I may observe also, in justice to the memories of Mr.
Pitt and Mr. Fox, that there was no debate within this
period, in which they did not take a part; and in
which they did not irradiate others from the profusion
of their own light: and, thirdly, that in consequence
of the efforts of the three, conjoined with those
of others, the great cause of the abolition was secretly
gaining ground. Many members who were not connected
with the trade, but who had yet hitherto supported
it, were on the point of conversion. Though the
question had oscillated backwards and forwards, so
that an ordinary spectator could have discovered no
gleam of hope at these times, nothing is more certain,
than that the powerful eloquence then displayed had
smoothed the resistance to it; had shortened its vibrations;
and had prepared it for a state of rest.
With respect to the West Indians themselves,
some of them began to see through the mists of prejudice,
which had covered them. In the year 1794, when
the bill for the abolition of the foreign Slave-trade
was introduced, Mr. Vaughan and Mr. Barham supported
it. They called upon the planters in the House
to give way to humanity, where their own interests
could not be affected by their submission. This
indeed may be said to have been no mighty thing; but
it was a frank confession of the injustice of the
Slave-trade, and the beginning of the change which
followed, both with respect to themselves and others.
With respect to the old friends of
the cause, it is with regret I mention, that it lost
the support of Mr. Windham within this period; and
this regret is increased by the consideration, that
he went off on the avowed plea of expediency against
moral rectitude; a doctrine, which, at least upon this
subject, he had reprobated for ten years. It was,
however, some consolation, as far as talents were
concerned, (for there can be none for the loss of
virtuous feeling,) that Mr. Canning, a new member,
should have so ably supplied his place.
Of the gradual abolitionists, whom
we have always considered as the most dangerous enemies
of the cause, Mr. Jenkinson (now Lord Hawkesbury),
Mr. Addington (now Lord Sidmouth), and Mr. Dundas
(now Lord Melville), continued their opposition during
all this time. Of the first two I shall say nothing
at present; but I cannot pass over the conduct of the
latter. He was the first person, as we have seen,
to propose the gradual abolition of the Slave-trade;
and he fixed the time for its cessation on the first
of January 1800. His sincerity on this occasion
was doubted by Mr. Fox at the very outset; for he
immediately rose and said, that “something so
mischievous had come out, something so like a foundation
had been laid for preserving, not only for years to
come, but for any thing he knew for ever, this detestable
traffic, that he felt it his duty immediately to deprecate
all such delusions upon the country.” Mr.

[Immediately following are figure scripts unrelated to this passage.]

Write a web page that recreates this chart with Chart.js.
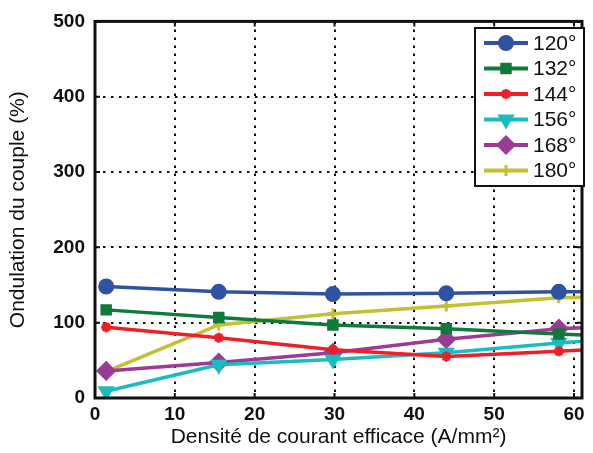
<!DOCTYPE html>
<html>
<head>
<meta charset="utf-8">
<script src="https://cdn.jsdelivr.net/npm/chart.js@4.4.0/dist/chart.umd.min.js"></script>
<style>
  html, body { margin: 0; padding: 0; background: #fff; }
  #wrap { width: 593px; height: 453px; }
</style>
</head>
<body>
<div id="wrap"><canvas id="c"></canvas></div>
<script>
// current density (A/mm²); last point lies past the axis end and is clipped
const xVals = [1.4, 15.5, 29.8, 44.0, 58.1, 72.3]
const labels = ['120°', '132°', '144°', '156°', '168°', '180°']
const s120 = [148, 141, 138, 139, 141, 141]
const s132 = [117, 107, 97, 92, 85, 78]
const s144 = [94, 80, 64, 55, 62, 70]
const s156 = [9, 44, 51, 60, 73, 85]
const s168 = [36, 47, 60, 78, 92, 98]
const s180 = [35, 97, 112, 122, 133, 136]
const yTicks = [0, 100, 200, 300, 400, 500]

const colors = ['#2f52a3', '#0e7b3b', '#ef1f25', '#19bdc0', '#9b3b95', '#c3c12f']
const styles = ['circle', 'rect', 'star', 'triangle', 'rectRot', 'cross']
const radii = [6.5, 6, 5, 7, 8, 5.5]
const rots = [0, 0, 0, 180, 0, 0]
const series = [s120, s132, s144, s156, s168, s180]

const FONT = 'Liberation Sans, Arial, sans-serif'

const datasets = series.map((s, i) => ({
  label: labels[i],
  data: s.map((v, k) => ({ x: xVals[k], y: v })),
  borderColor: colors[i],
  backgroundColor: colors[i],
  pointBackgroundColor: colors[i],
  pointBorderColor: colors[i],
  borderWidth: 3.5,
  pointStyle: styles[i],
  pointRadius: radii[i],
  pointBorderWidth: 3,
  pointRotation: rots[i],
  tension: 0
}))

// frame, inward ticks and legend box drawn MATLAB style
const matlabBox = {
  id: 'matlabBox',
  afterDatasetsDraw(chart) {
    const { ctx, chartArea: a, scales } = chart
    ctx.save()
    ctx.strokeStyle = '#111'
    ctx.lineWidth = 2
    const tl = 5
    scales.x.ticks.forEach(t => {
      const px = scales.x.getPixelForValue(t.value)
      ctx.beginPath()
      ctx.moveTo(px, a.bottom); ctx.lineTo(px, a.bottom - tl)
      ctx.moveTo(px, a.top); ctx.lineTo(px, a.top + tl)
      ctx.stroke()
    })
    scales.y.ticks.forEach(t => {
      const py = scales.y.getPixelForValue(t.value)
      ctx.beginPath()
      ctx.moveTo(a.left, py); ctx.lineTo(a.left + tl, py)
      ctx.moveTo(a.right, py); ctx.lineTo(a.right - tl, py)
      ctx.stroke()
    })
    ctx.lineWidth = 3
    ctx.strokeRect(a.left, a.top, a.right - a.left, a.bottom - a.top)

    // legend
    const lx = 475, ly = 28, lw = 109, lh = 158
    ctx.fillStyle = '#fff'
    ctx.fillRect(lx, ly, lw, lh)
    ctx.lineWidth = 2
    ctx.strokeRect(lx, ly, lw, lh)
    ctx.font = '21px ' + FONT
    ctx.textBaseline = 'middle'
    chart.data.datasets.forEach((d, i) => {
      const yy = ly + 15 + i * 25.5
      ctx.strokeStyle = d.borderColor
      ctx.lineWidth = 4
      ctx.beginPath()
      ctx.moveTo(lx + 9, yy); ctx.lineTo(lx + 53, yy)
      ctx.stroke()
      ctx.fillStyle = d.borderColor
      ctx.lineWidth = 3
      Chart.helpers.drawPoint(ctx, { pointStyle: d.pointStyle, radius: d.pointRadius, rotation: d.pointRotation, borderWidth: 3 }, lx + 31, yy)
      ctx.fillStyle = '#111'
      ctx.fillText(d.label, lx + 58, yy + 1)
    })
    ctx.restore()
  }
}

new Chart(document.getElementById('c'), {
  type: 'line',
  data: { datasets: datasets },
  options: {
    responsive: true,
    maintainAspectRatio: false,
    animation: false,
    layout: { padding: { top: 21, right: 3, left: 0, bottom: 0 } },
    plugins: { legend: { display: false }, tooltip: { enabled: false } },
    scales: {
      x: {
        type: 'linear',
        min: 0, max: 61,
        afterFit: s => { s.height = 55 },
        ticks: { stepSize: 10, includeBounds: false, color: '#111', padding: 5, maxRotation: 0,
          font: { family: FONT, size: 19, weight: 'bold' } },
        grid: { color: '#111', lineWidth: 2, drawTicks: false, tickLength: 0 },
        border: { display: false, dash: [2.5, 5.5] },
        title: { display: true, text: 'Densité de courant efficace (A/mm²)', color: '#111',
          font: { family: FONT, size: 21 }, padding: { top: 0, bottom: 3 } }
      },
      y: {
        min: 0, max: 500,
        afterFit: s => { s.width = 95 },
        afterBuildTicks: s => { s.ticks = yTicks.map(v => ({ value: v })) },
        ticks: { color: '#111', padding: 10,
          font: { family: FONT, size: 19, weight: 'bold' } },
        grid: { color: '#111', lineWidth: 2, drawTicks: false, tickLength: 0 },
        border: { display: false, dash: [2.5, 5.5] },
        title: { display: true, text: 'Ondulation du couple (%)', color: '#111',
          font: { family: FONT, size: 21 }, padding: { top: 6, bottom: 0 } }
      }
    }
  },
  plugins: [matlabBox]
})
</script>
</body>
</html>
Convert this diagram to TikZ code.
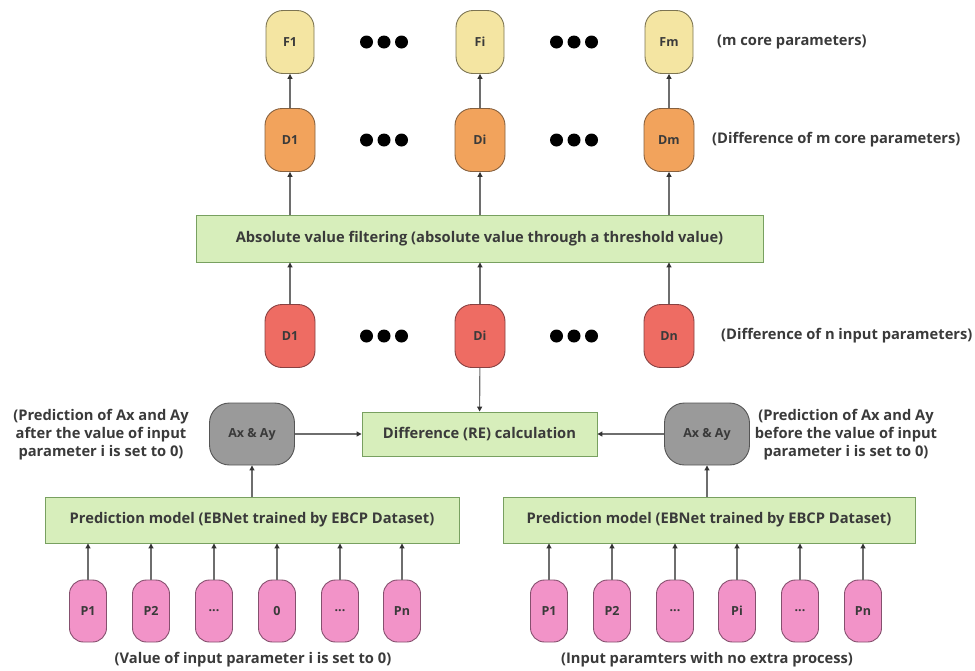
\documentclass[tikz,border=0pt]{standalone}
\usepackage{fontspec}
\setmainfont{Open Sans}
\usetikzlibrary{arrows.meta}
\definecolor{cF}{HTML}{F4E5A2}
\definecolor{cFd}{HTML}{7C7452}
\definecolor{cD}{HTML}{F2A35C}
\definecolor{cDd}{HTML}{86603E}
\definecolor{cR}{HTML}{EE6C63}
\definecolor{cRd}{HTML}{884040}
\definecolor{cG}{HTML}{9A9A9A}
\definecolor{cGd}{HTML}{555555}
\definecolor{cP}{HTML}{F293C8}
\definecolor{cPd}{HTML}{85506E}
\definecolor{cB}{HTML}{D7EEBB}
\definecolor{cBd}{HTML}{78A060}
\definecolor{cT}{HTML}{3A3A3A}
\definecolor{cL}{HTML}{6E6E6E}
\begin{document}
\begin{tikzpicture}[x=1pt,y=-1pt,
  font=\bfseries\fontsize{14.7}{18}\selectfont, text=cT,
  pill/.style={rounded corners=17pt, minimum width=48pt, minimum height=63pt,
    line width=0.9pt, inner sep=0pt, font=\bfseries\fontsize{12.5}{14}\selectfont},
  fnode/.style={pill, fill=cF, draw=cFd},
  dnode/.style={pill, fill=cD, draw=cDd, minimum width=50pt},
  rnode/.style={pill, fill=cR, draw=cRd, minimum width=50pt},
  gnode/.style={pill, fill=cG, draw=cGd, minimum width=85pt, minimum height=62pt, rounded corners=20pt},
  pnode/.style={pill, fill=cP, draw=cPd, minimum width=37pt, minimum height=62pt, rounded corners=14pt},
  box/.style={draw=cBd, fill=cB, line width=0.9pt, inner sep=0pt},
  arr/.style={draw=cL, line width=1.1pt, -{Triangle[length=5pt,width=5pt,color=black!80]}},
  lab/.style={inner sep=0pt}
]
\useasboundingbox (0,0) rectangle (975,670);

% top row
\node[fnode] (F1) at (290,42) {F1};
\node[fnode] (Fi) at (480,42) {Fi};
\node[fnode] (Fm) at (669,42) {Fm};
\node[lab, anchor=west] (lF) at (717,42) {(m core parameters)};

% orange row
\node[dnode] (D1) at (290,140) {D1};
\node[dnode] (Di) at (480,140) {Di};
\node[dnode] (Dm) at (669,140) {Dm};
\node[lab, anchor=west] (lD) at (712,140) {(Difference of m core parameters)};

% filter box
\node[box, minimum width=567pt, minimum height=47pt] (abs) at (479.5,238.5)
  {Absolute value filtering (absolute value through a threshold value)};

% red row
\node[rnode] (R1) at (290,336) {D1};
\node[rnode] (Ri) at (480,336) {Di};
\node[rnode] (Rn) at (669,336) {Dn};
\node[lab, anchor=west] (lR) at (721,336) {(Difference of n input parameters)};

% dots
\foreach \cx/\cy in {384/42,574/42,384/140,574/140,384/336,574/336}
  \foreach \d in {-17.5,0,17.5}
    \fill[black] (\cx+\d,\cy) circle (6.5);

% difference box and grey nodes
\node[box, minimum width=235pt, minimum height=44pt] (diff) at (479.5,434) {Difference (RE) calculation};
\node[gnode] (GL) at (252,434) {Ax \& Ay};
\node[gnode] (GR) at (707,434) {Ax \& Ay};
\node[lab, align=center] (lGL) at (101,435) {(Prediction of Ax and Ay\\after the value of input\\parameter i is set to 0)};
\node[lab, align=center] (lGR) at (846,435) {(Prediction of Ax and Ay\\before the value of input\\parameter i is set to 0)};

% prediction boxes
\node[box, minimum width=414pt, minimum height=46pt] (PL) at (252,520) {Prediction model (EBNet trained by EBCP Dataset)};
\node[box, minimum width=412pt, minimum height=46pt] (PR) at (709,520) {Prediction model (EBNet trained by EBCP Dataset)};

% inputs
\node[pnode] (L1) at (88,611) {P1};
\node[pnode] (L2) at (151,611) {P2};
\node[pnode] (L3) at (214,611) {...};
\node[pnode] (L4) at (277,611) {0};
\node[pnode] (L5) at (340,611) {...};
\node[pnode] (L6) at (402,611) {Pn};
\node[pnode] (Q1) at (549,611) {P1};
\node[pnode] (Q2) at (612,611) {P2};
\node[pnode] (Q3) at (675,611) {...};
\node[pnode] (Q4) at (737,611) {Pi};
\node[pnode] (Q5) at (800,611) {...};
\node[pnode] (Q6) at (863,611) {Pn};
\node[lab] (cL) at (253,660) {(Value of input parameter i is set to 0)};
\node[lab] (cR) at (707,660) {(Input paramters with no extra process)};

% connectors
\foreach \a/\b in {D1/F1,Di/Fi,Dm/Fm}
  \draw[arr] (\a) -- (\b);
\foreach \a in {D1,Di,Dm}
  \draw[arr] (abs.north -| \a) -- (\a);
\foreach \a in {R1,Ri,Rn}
  \draw[arr] (\a) -- (abs.south -| \a);
\draw[arr] (Ri) -- (diff);
\draw[arr] (GL) -- (diff);
\draw[arr] (GR) -- (diff);
\draw[arr] (PL.north -| GL) -- (GL);
\draw[arr] (PR.north -| GR) -- (GR);
\foreach \a in {L1,L2,L3,L4,L5,L6}
  \draw[arr] (\a) -- (PL.south -| \a);
\foreach \a in {Q1,Q2,Q3,Q4,Q5,Q6}
  \draw[arr] (\a) -- (PR.south -| \a);
\end{tikzpicture}
\end{document}
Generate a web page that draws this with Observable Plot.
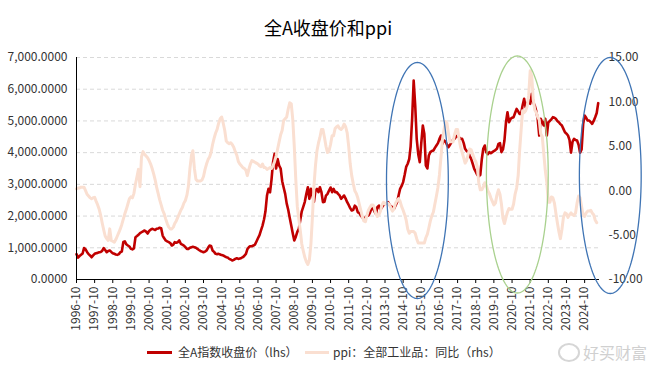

Pitt, who spoke soon afterwards, in reply to an argument
advanced by Mr. Dundas, maintained, that “at
whatever period the House should say that the Slave-trade
should actually cease, this defence would equally
be set up; for it would be just as good an argument
in seventy years hence, as it was against the abolition
then.” And these remarks Mr. Dundas verified
in a singular manner within this period: for
in the year 1796, when his own bill, as amended in
the Commons, was to take place, he was one of the
most strenuous opposers of it; and in the year 1799,
when in point of consistency it devolved upon him to
propose it to the House, in order that the trade might
cease on the first of January 1800, (which was the
time of his own original choice, or a time unfettered
by parliamentary amendment,) he was the chief instrument
of throwing out Mr. Wilberforce’s bill, which
promised even a longer period to its continuance:
so that it is obvious, that there was no time, within
his own limits, when the abolition would have suited
him, notwithstanding his profession, “that he
had always been a warm advocate for the measure.”